The fun part is that one of my friend is producing (excellent) sake in France and exporting to Japan. He sent bottle labelled exactly and his labels were rejected by the importer for being too precise!!

Yeah, I agree that people assign too much importance to ABV rather than balance, especially when the imprecision of labeling is so high and practices vary so much by producer. I like the old import labels from Europe that said 11-14% alcohol for, say, Bordeaux. Less precise but more accurate and less likely to lead to consumers hand-wringing over a few tenths of a percent on the label.

With the new tariffs I believe it’ll actually be illegal for any wines under 14% to be labeled as over 14%. That’s currently already true for domestic wines. If your wine is 13.9% you can only label it as 12.4 to 13.9%, but if your wine is 14% you can label it as 14 to 15% (I’m 99% sure that this is right but if someone knows better, please do speak up).

What I find a little frustrating is when producers label different wines in their range at different precisions.
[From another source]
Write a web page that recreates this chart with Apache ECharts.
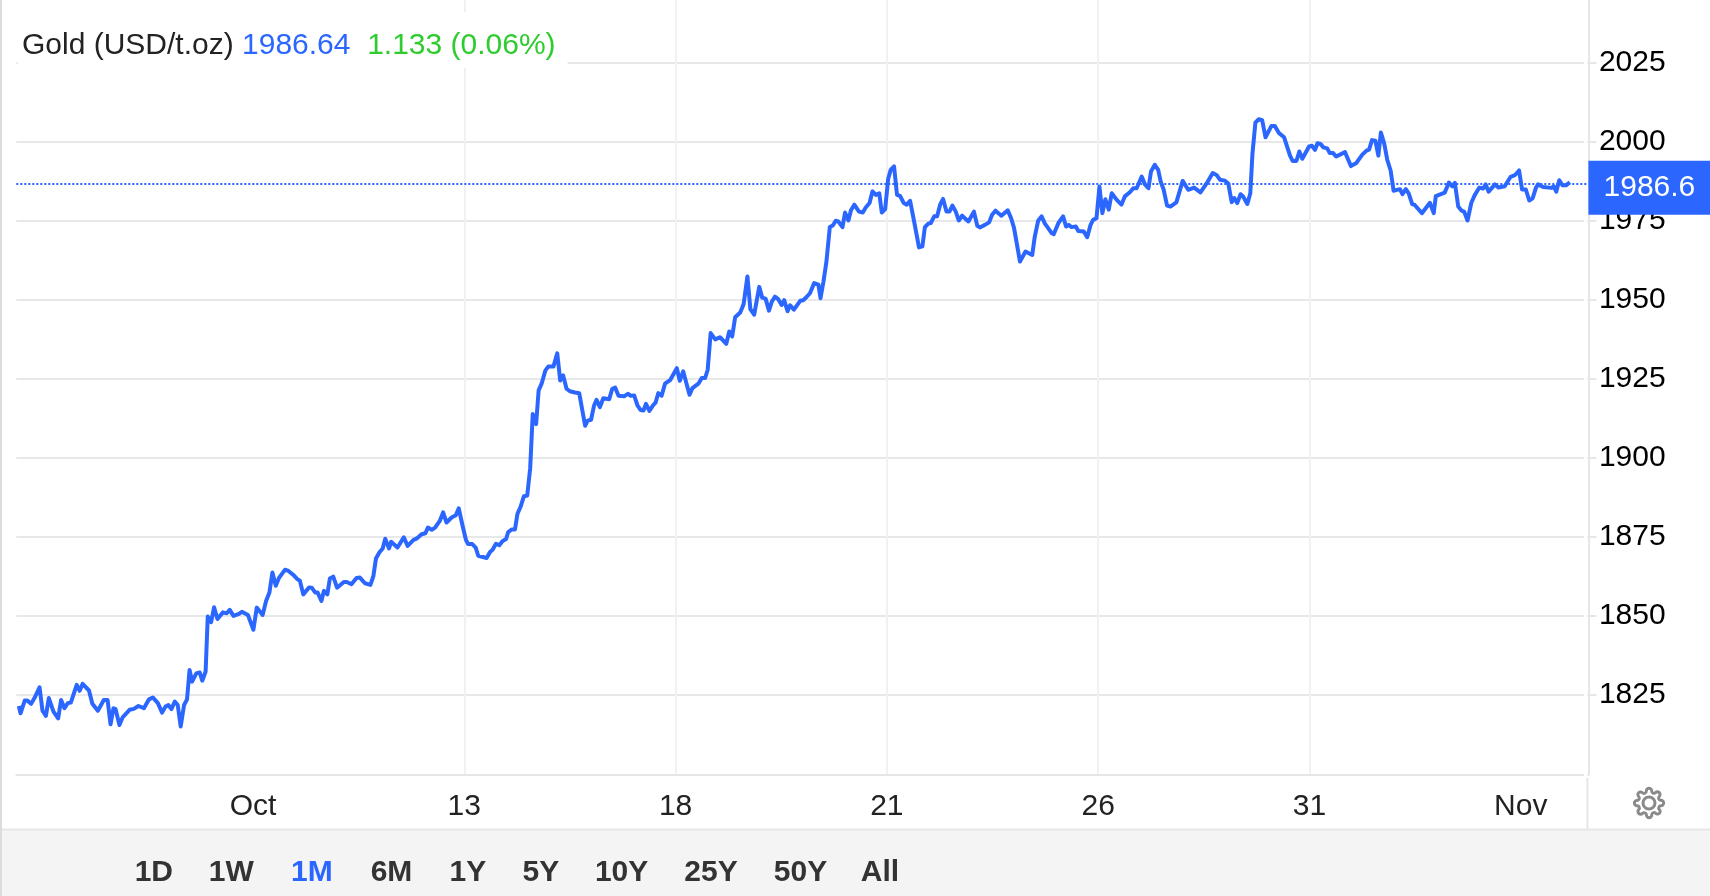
<!DOCTYPE html>
<html>
<head>
<meta charset="utf-8">
<style>html,body{margin:0;padding:0;background:#fff}#c{width:1710px;height:896px}</style>
<script src="https://cdn.jsdelivr.net/npm/echarts@6/dist/echarts.min.js"></script>
</head>
<body>
<div id="c"></div>
<script>
const sessionIndex = [
0.6,1,2,2.6,3.5,4.3,5.5,6.2,7,7.7,
8.8,9.9,10.6,11.4,12.2,12.9,14.3,15,15.7,17.2,
18,19.3,20.7,21.6,22.3,23,23.5,24.4,25.2,26.8,
27.8,28.9,30.2,31.4,32.3,33.5,34.5,35.3,36,36.7,
37.5,38.2,38.9,39.7,40.4,41,41.6,42.6,43.4,44,
44.8,45.3,46.1,46.8,47.6,48.9,49.8,50.5,51.4,52.7,
53.4,54.8,56.1,56.9,58.3,59.1,59.9,60.6,61.4,62.2,
63.6,64.4,65.5,66.5,67.1,67.9,69.3,69.9,70.7,71.3,
72.2,72.8,73.6,74.2,75,75.9,77.5,78.2,79.3,80.5,
81.3,82.5,83.8,84.5,85.1,85.9,86.7,87.3,88.2,88.7,
90.2,91.7,92.6,94,94.7,95.9,96.8,97.4,98.3,99.1,
100.2,101,101.8,103,104,104.7,105.6,106.4,106.9,107.9,
108.7,109.3,111.3,112.1,112.7,113.5,114.3,115.1,115.9,116.4,
117.2,118,118.6,119.3,120.1,120.9,121.6,122.2,123,123.6,
124.3,125.2,125.9,127.1,128,128.7,129.4,130.2,131,132.2,
133.2,134.6,135.2,136,136.7,137.3,138.1,138.9,140.3,141,
141.7,142.5,143.8,144.7,145.4,146.2,147,147.7,148.4,149,
149.8,150.6,151.3,151.9,152.7,153.5,154.7,156.3,157,157.8,
159.3,160,161.4,162.2,163,163.6,164.3,165.4,166.5,168,
168.7,169.4,170.1,171.3,172.1,173,173.7,174.6,175.8,176.5,
177.3,178.1,178.8,179.5,180.3,181.1,181.7,182.5,183.1,184,
185.5,186.2,187,187.8,188.8,189.8,190.3,191,191.7,192.5,
193.2,193.9,194.5,195.5,196.1,196.9,197.5,198.3,199.4,200.3,
201,201.9,202.6,203.4,204.2,204.8,205.6,206.3,206.9,207.7,
208.4,209.1,210,210.7,211.5,212.6,213.6,214.4,215,215.8,
216.4,217.2,217.9,218.6,219.3,220.1,220.8,221.5,222.3,223,
223.8,225.3,226.6,227.4,228,229.2,230.2,230.9,231.7,233.1,
234.6,235.4,236.1,237.5,238.8,240.4,241,241.8,242.6,243.4,
244,245,245.5,246.6,247.7,248.4,249,249.7,250.7,251.3,
252.6,253.4,254.2,254.8,255.6,256.3,257,257.7,258.5,259.2,
260.4,261.5,262.3,263.5,264.3,265.1,266.3,267.1,267.9,268.5,
269.4,270.2,270.8,271.5,272.3,273.1,274.5,276,277.3,278.7,
280.2,281.7,283.1,284,284.8,286,286.8,287.6,288.2,288.9,
289.7,290.3,291.3,292,292.5,293.2,294,294.8,295.6,297,
297.8,298.8,300,301.4,302,302.9,303.6,304.3,305.9,306.6,
307.3,307.9,308.6,309.3,310.2,310.8,311.6,312.3,314.4,315.8,
317.1,318.5,319.5,320.1,320.8,321.6,322.3,322.9,323.7,324.4,
325.2,325.9,327.4,328,328.8,329.5,330.3,330.9,332.6,334.5,
335.4,335.9,338,339,339.8,340.4,341.2,342,342.6,343.4,
344.3,345.1,346.2,347.1,347.7,348.4,349.9,350.7,352.2,353.6,
354.6,355.6,356.3,357.2,358,358.8,359.6,360.1,361.3,363.3,
363.8,364.4,365.1,365.9,366.7,367.6
];
const goldPrice = [
1821.5,1819.2,1823.2,1823.2,1822.2,1824,1827.4,1820,1818.4,1824,
1819.7,1817.6,1823.4,1820.8,1822.4,1822.6,1828.2,1826.3,1828.5,1826.4,
1822.2,1820,1823.4,1823.4,1815.7,1820.8,1820.5,1815.5,1818,1820.3,
1820.6,1821.5,1820.8,1823.6,1824.2,1822.4,1819.4,1821.3,1821.8,1820.5,
1822.9,1821.8,1815,1821.8,1823.6,1832.9,1829.2,1831.8,1832.1,1829.5,
1832.4,1849.8,1848,1852.7,1849,1851.1,1850.8,1851.9,1850,1850.6,
1851.3,1850.3,1845.6,1852.6,1850.3,1854.7,1857.4,1863.7,1859.5,1862.1,
1864.6,1864.2,1863,1861.6,1861.1,1856.8,1859,1858.9,1857.4,1857.4,
1854.7,1857.9,1856.8,1861.8,1862.4,1858.9,1860.7,1860.7,1860,1862,
1862.1,1860.3,1859.8,1862.6,1868.1,1870,1871.3,1874.4,1871.3,1873.4,
1871.6,1874.8,1872.1,1874,1874.4,1875.8,1876.1,1877.9,1877.2,1877.9,
1880,1882.7,1879.5,1881.1,1881.8,1884,1878.5,1874,1872.7,1872.7,
1871.6,1869,1868.3,1870.2,1870.9,1872.8,1872.3,1873.7,1874.3,1876.5,
1877.3,1877.3,1882.3,1884.4,1887.8,1888,1896.7,1913.8,1910.6,1921.3,
1923.4,1927.6,1928.8,1928.8,1933,1924.4,1926,1921.8,1921,1920.6,
1920.4,1910.1,1911.7,1912,1916.4,1918.3,1916,1918.8,1918.5,1921.7,
1922.2,1919.6,1919.4,1920.2,1919.6,1919.7,1916.5,1915.1,1914.9,1917,
1914.8,1916.4,1917.5,1920.4,1919.6,1923.4,1924.5,1928.3,1924.3,1927.3,
1919.9,1922,1923.4,1925.2,1925.2,1927.8,1939.4,1937.4,1938.1,1936,
1939.9,1938.3,1944.4,1945.9,1948.5,1957.3,1947,1945.2,1954,1950.6,
1950.3,1946.5,1949.4,1950.9,1950.1,1948.3,1949.8,1946.3,1948.2,1946.8,
1949.6,1949.8,1950.8,1952,1955.2,1954.7,1950.4,1955.7,1962,1972.9,
1973.4,1974.9,1974.7,1972.9,1977.5,1975,1978.2,1980,1977.8,1977.5,
1979.1,1980.5,1984.2,1983.1,1983.6,1977.5,1978.6,1988.1,1991,1992.1,
1983.1,1982.8,1980.5,1980,1981.2,1973.6,1966.5,1966.8,1972.9,1974,
1974.2,1976.3,1976.3,1980,1981.8,1977.8,1977.8,1979.7,1977.8,1975,
1976.5,1974.7,1977.8,1973.3,1972.8,1973.6,1974.4,1976.8,1978.1,1976.5,
1978.2,1975.7,1972.6,1962,1965.2,1964.1,1969.9,1974.9,1976.3,1974,
1972.9,1971,1970.7,1974.2,1976.3,1973.1,1973.6,1972.9,1973.1,1971.7,
1971.5,1969.7,1973.6,1975.2,1975.7,1985.7,1977.3,1981.7,1978.4,1983.6,
1981.5,1980,1982.6,1983.9,1985.2,1985.2,1988.9,1986.3,1985.2,1990.5,
1992.6,1991,1987.3,1984.7,1979.7,1979.4,1980.7,1987.5,1984.7,1985.4,
1983.9,1986.8,1990,1989.4,1987.9,1987.6,1986.6,1980.8,1982.1,1980.5,
1983.3,1982.6,1980.2,1983.6,1996,2005.9,2007,2006.7,2001.3,2004.9,
2004.9,2002.6,2001.3,1995.5,1993.8,1993.8,1996.8,1994.5,1998.4,1998.6,
1997.3,1999.4,1999.2,1998.1,1997.8,1996.3,1996.3,1995.2,1996.6,1992.2,
1993.2,1995.8,1997.1,1997.4,2000.4,2000.2,1995.5,2002.8,1999.2,1994.2,
1990.8,1984.4,1984.9,1983.3,1984.9,1983.5,1980.2,1979.9,1977.3,1980.6,
1977.3,1982.7,1983.8,1987,1985.8,1986.9,1979.4,1978.1,1977.8,1975,
1980.6,1983,1985.4,1985.1,1986.4,1984.1,1986.4,1985.4,1985.8,1988.8,
1989.3,1990.8,1984.8,1984.8,1981.3,1982,1985.4,1986.4,1985.6,1985.3,
1985.8,1984.1,1987.7,1986.1,1986.1,1987.1
];
const tickSessions = [56,106,156,206,256,306,356];
const tickLabels = ['Oct','13','18','21','26','31','Nov'];
const lastPrice = 1986.64;
const lastPriceLabel = '1986.6';
const titleName = 'Gold (USD/t.oz)';
const titlePrice = '1986.64';
const titleChange = '1.133 (0.06%)';
const rangeButtons = ['1D','1W','1M','6M','1Y','5Y','10Y','25Y','50Y','All'];
const rangeCenters = [153.8,231.2,311.9,391.5,467.9,540.9,621.6,711,800.5,880];
const activeRange = '1M';

const BLUE = '#2b66ff', FONT = '"Liberation Sans", Arial, sans-serif';
const GEAR = 'M19.4 15a1.65 1.65 0 0 0 .33 1.82l.06.06a2 2 0 0 1 0 2.83 2 2 0 0 1-2.83 0l-.06-.06a1.65 1.65 0 0 0-1.82-.33 1.65 1.65 0 0 0-1 1.51V21a2 2 0 0 1-2 2 2 2 0 0 1-2-2v-.09A1.65 1.65 0 0 0 9 19.4a1.65 1.65 0 0 0-1.82.33l-.06.06a2 2 0 0 1-2.83 0 2 2 0 0 1 0-2.83l.06-.06a1.65 1.65 0 0 0 .33-1.82 1.65 1.65 0 0 0-1.51-1H3a2 2 0 0 1-2-2 2 2 0 0 1 2-2h.09A1.65 1.65 0 0 0 4.6 9a1.65 1.65 0 0 0-.33-1.82l-.06-.06a2 2 0 0 1 0-2.83 2 2 0 0 1 2.83 0l.06.06a1.65 1.65 0 0 0 1.82.33H9a1.65 1.65 0 0 0 1-1.51V3a2 2 0 0 1 2-2 2 2 0 0 1 2 2v.09a1.65 1.65 0 0 0 1 1.51 1.65 1.65 0 0 0 1.82-.33l.06-.06a2 2 0 0 1 2.83 0 2 2 0 0 1 0 2.83l-.06.06a1.65 1.65 0 0 0-.33 1.82V9a1.65 1.65 0 0 0 1.51 1H21a2 2 0 0 1 2 2 2 2 0 0 1-2 2h-.09a1.65 1.65 0 0 0-1.51 1z';
echarts.graphic.registerShape('gear', echarts.graphic.extendPath(GEAR, {}));

const chart = echarts.init(document.getElementById('c'), null, {renderer:'canvas'});
const graphics = [
  {type:'rect', z:1, shape:{x:0,y:0,width:2,height:896}, style:{fill:'#dcdcdc'}, silent:true},
  {type:'rect', z:1, shape:{x:2,y:830,width:1708,height:66}, style:{fill:'#f4f4f4'}, silent:true},
  {type:'rect', z:1, shape:{x:2,y:828.5,width:1708,height:2}, style:{fill:'#e6e6e6'}, silent:true},
  {type:'rect', z:1, shape:{x:1586.4,y:778,width:2,height:51}, style:{fill:'#e6e6e6'}, silent:true},
  {type:'rect', z:1, shape:{x:1584,y:0,width:3.2,height:778}, style:{fill:'#fff'}, silent:true},
  {type:'gear', z:3, x:1633,y:787,scaleX:1.3333,scaleY:1.3333, style:{fill:'none',stroke:'#8a8a8a',lineWidth:2.2}, silent:true},
  {type:'circle', z:3, shape:{cx:1649,cy:803,r:6}, style:{fill:'none',stroke:'#8a8a8a',lineWidth:3}, silent:true}
];
rangeButtons.forEach((t,i)=>graphics.push({
  type:'text', z:3, x:rangeCenters[i], y:873, silent:true,
  style:{text:t, fontFamily:FONT, fontSize:30, fontWeight:'bold', fill:t===activeRange?BLUE:'#333', align:'center', verticalAlign:'middle'}
}));

chart.setOption({
  animation:false,
  backgroundColor:'#fff',
  title:{
    left:18, top:12, padding:[19,12,7,4], backgroundColor:'#fff', z:6,
    text:`{a|${titleName}} {b|${titlePrice}}  {c|${titleChange}}`,
    textStyle:{fontWeight:'normal',fontSize:30,fontFamily:FONT,rich:{
      a:{color:'#222',fontSize:30,fontWeight:'normal',fontFamily:FONT,lineHeight:30},
      b:{color:BLUE,fontSize:30,fontWeight:'normal',fontFamily:FONT,lineHeight:30},
      c:{color:'#2ecc2e',fontSize:30,fontWeight:'normal',fontFamily:FONT,lineHeight:30}
    }}
  },
  grid:{left:16.3, top:0, width:1572.1, height:774},
  xAxis:{
    type:'value', min:0, max:372, offset:1,
    axisLine:{lineStyle:{color:'#e6e6e6',width:2}},
    axisTick:{show:false, customValues:tickSessions},
    axisLabel:{
      customValues:tickSessions, margin:17, fontSize:30, fontFamily:FONT, color:'#222',
      formatter:v=>tickLabels[tickSessions.indexOf(v)]
    },
    splitLine:{show:true, showMinLine:false, showMaxLine:false, lineStyle:{color:'#eff1f5',width:2}}
  },
  yAxis:{
    type:'value', position:'right', min:1800, max:2044.7, interval:25,
    axisLine:{show:true, onZero:false, lineStyle:{color:'#e6e6e6',width:2}},
    axisTick:{show:true, length:8, lineStyle:{color:'#e6e6e6',width:2}},
    axisLabel:{margin:10.5, fontSize:30, fontFamily:FONT, color:'#000', showMinLabel:false, showMaxLabel:false,
      formatter:v=>String(v)},
    splitLine:{show:true, showMinLine:false, showMaxLine:false, lineStyle:{color:'#e8e8e8',width:2}}
  },
  graphic:{elements:graphics},
  series:[{
    type:'line', showSymbol:false, smooth:false, z:4, clip:false,
    data:sessionIndex.map((x,i)=>[x,goldPrice[i]]),
    lineStyle:{color:BLUE,width:4,join:'round'},
    itemStyle:{color:BLUE},
    markLine:{
      silent:true, symbol:'none', z:8,
      data:[{yAxis:lastPrice}],
      lineStyle:{color:BLUE,type:[2,2],width:2},
      label:{
        show:true, position:'end', distance:0, formatter:lastPriceLabel, color:'#fff',
        fontSize:30, fontFamily:FONT, backgroundColor:BLUE,
        width:122, height:44, lineHeight:44, align:'center', verticalAlign:'middle', padding:[10,0,0,0], offset:[61,4]
      }
    }
  }]
});
</script>
</body>
</html>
So you could have, say, a California producer with a Chardonnay with 14.2% alcohol labeled as 14.2%, a Pinot Noir with 15.4% labeled as 14.4%, a Cabernet with 14.6% labeled as 14.6%, a Sauvignon Blanc with 12.5% listed as 13.8% and a Zinfandel with 16.5% labeled as 15.5%. So what the labels suggest is pretty reasonable alcohol levels across the range, but the Chardonnay and Cab taste balanced, the Sauvignon Blanc much leaner and greener than expected, the Zinfandel much bigger than expected, and the Pinot much too alcoholic (these are genuinely hypothetical numbers not based on any specific producer).